A renewable energy company has snapped up a wind farm project next to its own scheme in Northumberland.
Infinis Energy has bought an approved turbine project which neighbours its own planned scheme north of Morpeth.
The developer plans to begin work across the two sites next month.
But a local councillor has told the developer the turbines are not wanted – saying his community will find itself “in the middle of” two schemes which will lower property prices and not create jobs.
Infinis has acquired the nine-turbine scheme on land at the former opencast mine at Maiden’s Hall and Steadsburn, from Peel Energy.
The scheme was given planning permission by Northumberland County Council in April 2014.
The project, originally proposing 13 turbines, was originally seen as the first phase of the planned £200m Blue Sky Forest project – which aimed to create 800 to 1,000 jobs by developing 2,500 acres of land restored from opencast mining.
It included an international-standard golf course and academy, a sports academy, an Olympic-size swimming pool, an artificial ski slope, 300-bed hotel and man-made lake for watersports.
The project sits next to Infinis’ four 126m-turbine Sisters Wind Farm, which was given planning permission by the county council in 2012.
That scheme, reduced from an initial five turbines, is another opencast coal mine and is close to land where tens of thousands of slaughtered animals were buried during the 2001 foot and mouth epidemic.
Infinis has said the acquisition will “maximise ongoing operational efficiencies.” Construction on both projects is scheduled to begin next month.
Eric Machiels, Infinis chief executive, said: “This deal represents a further significant investment for Infinis in Northumberland that will generate local opportunities and investment.

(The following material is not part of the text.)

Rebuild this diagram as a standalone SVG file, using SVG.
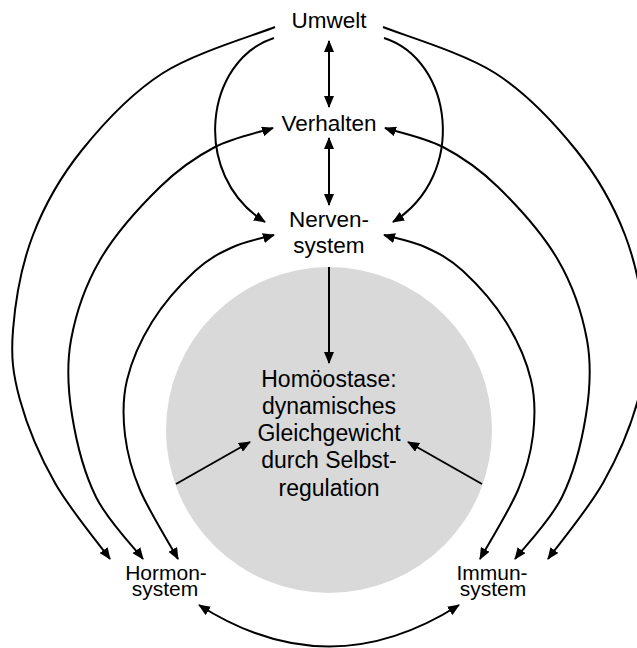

“The acquired wind farm is a well-designed project which benefits from an excellent wind resource.
“The construction timetable for the project fits well with our existing portfolio and will enable us to optimise the use of our resources.
“As an established operator and responsible developer of renewable projects in the area, we have a long-standing commitment to the local community and businesses.
“We intend to honour the commitments already made directly in connection with this wind farm and ensure that real economic benefits flow into the area.”
Muir Miller, Peel Energy managing director, said: “The sale of this scheme to Infinis is a significant milestone and will support Peel Energy’s development of the Frodsham and Sheerness wind farm construction projects.”
But James Grant, a member of Widdrington Village Parish Council, said: “As far as everybody up here is concerned, nobody supports the wind farms, nobody wants the wind farms. They are not creating any jobs.”
Coun Grant also claimed the turbines will lower property prices in the area.
“We are suffering again. In Widdrington village we are going to be in the middle of the Sisters site and the Peel Energy site. In all we are going to have a huge wind farm site around us.”